Well, as somebody who works in the Free-to-Play Video Game Industry, I have to give credit; it may be the single most influential game in recent history.
That’s a lofty title to bestow, I’ll do my best to explain why.
When it was released, it was made available on Steam, the digital platform for nearly all PC gaming for the last 12 years. This was a largely unknown type of distribution at the time, with many players lamenting the fact that they don’t officially “own” the games, or wouldn’t have a physical copy, or not trusting Valve to keep the servers going. At first, it wasn’t a massive success.
That changed soon, however, when the eager population realized how convenient the system was. How discounts were far better than anything they could find in stores. How games updated automatically. How the need for a suitcase of CDs for installing was a thing of the past. How internet speed improvements only made the service better. Team Fortress 2 was the first killer app for Steam, and it worked – despite gamers being able to purchase a physical copy through the Orange Box, downloads soon rocketed into the millions.
Another notch in this titan’s belt – the free to play model, introduced in 2011. We’d seen this type of pricing structure in various forms as demos for games were available on discs, freeware titles were given out in various magazines, and online flash games were at an all-time high popularity wise. But a massive developer offering a game for free, monetized by…hats?
No. This was new. This was big.
This choice turned some Valve employees into exceedingly wealthy people. The concept of buying digital fashion items was laughed at by many at the time, but nobody would dare anymore. By charging tiny fees for hats, coats and costumes, Valve put the pricing in charge of the consumer. And those that loved the game, paid a LOT.
Team Fortress’ 2 influence reigns even today. There are still roughly 50,000 active players, but one look at Dota 2, League of Legends, and Fortnite and you can see the indescribable popularity that Valve initially tapped into. Free to play is here to stay.
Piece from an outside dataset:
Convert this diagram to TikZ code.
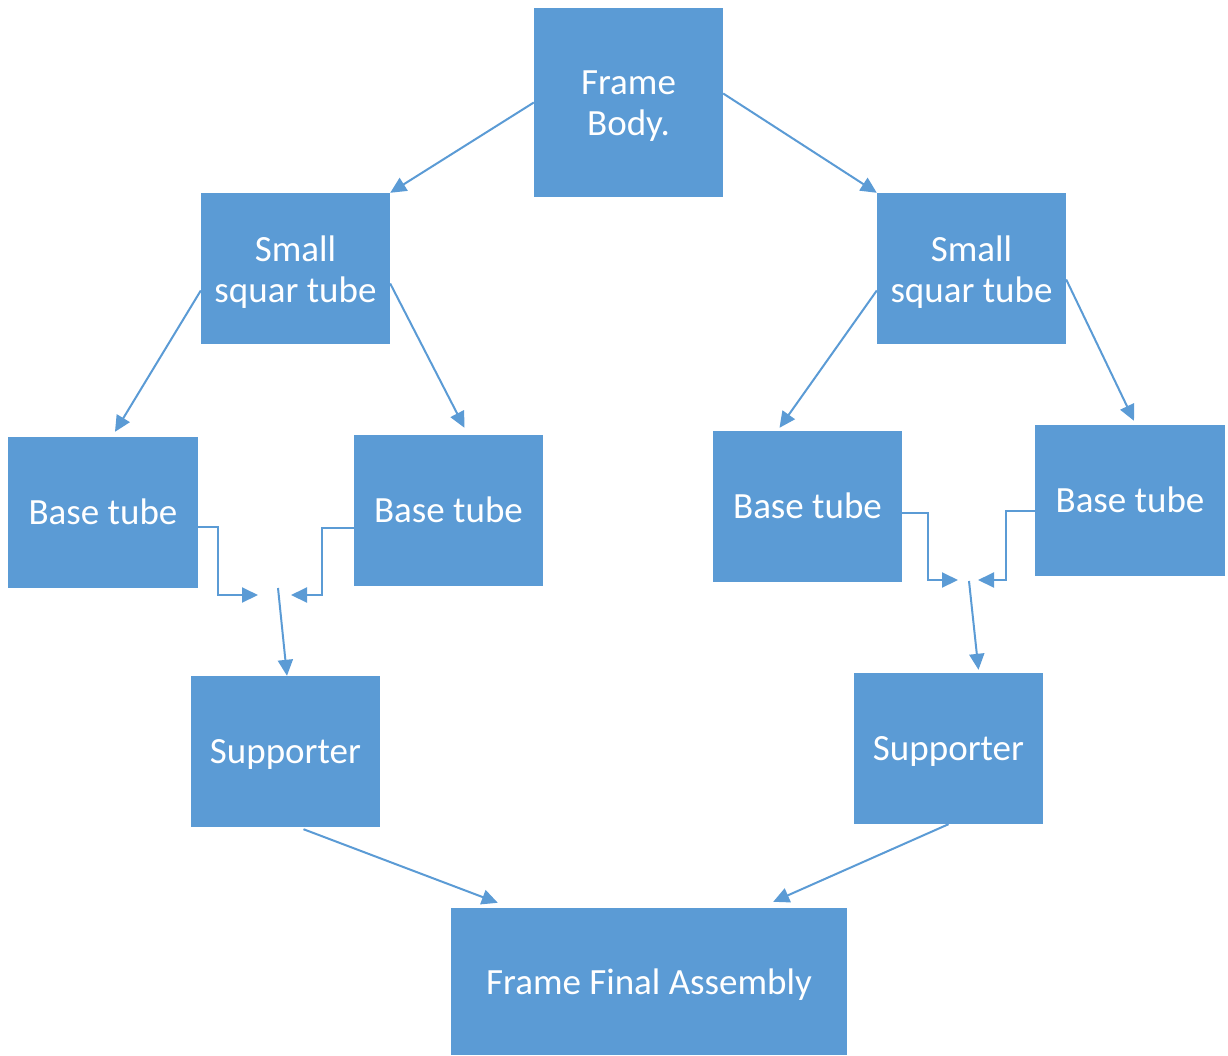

So, there you have it. My job in its current form may not even exist had Valve not taken a huge risk and gambled with Steam, the Free to Play Model and the massive shift in development style with Team Fortress 2. It’s brilliant. Updates to the game don’t change the meta, so no character is “overpowered” and players don’t have to fear about their class getting swept aside. The music energizes you, the different modes satiate you, and its history should impress you. What a game!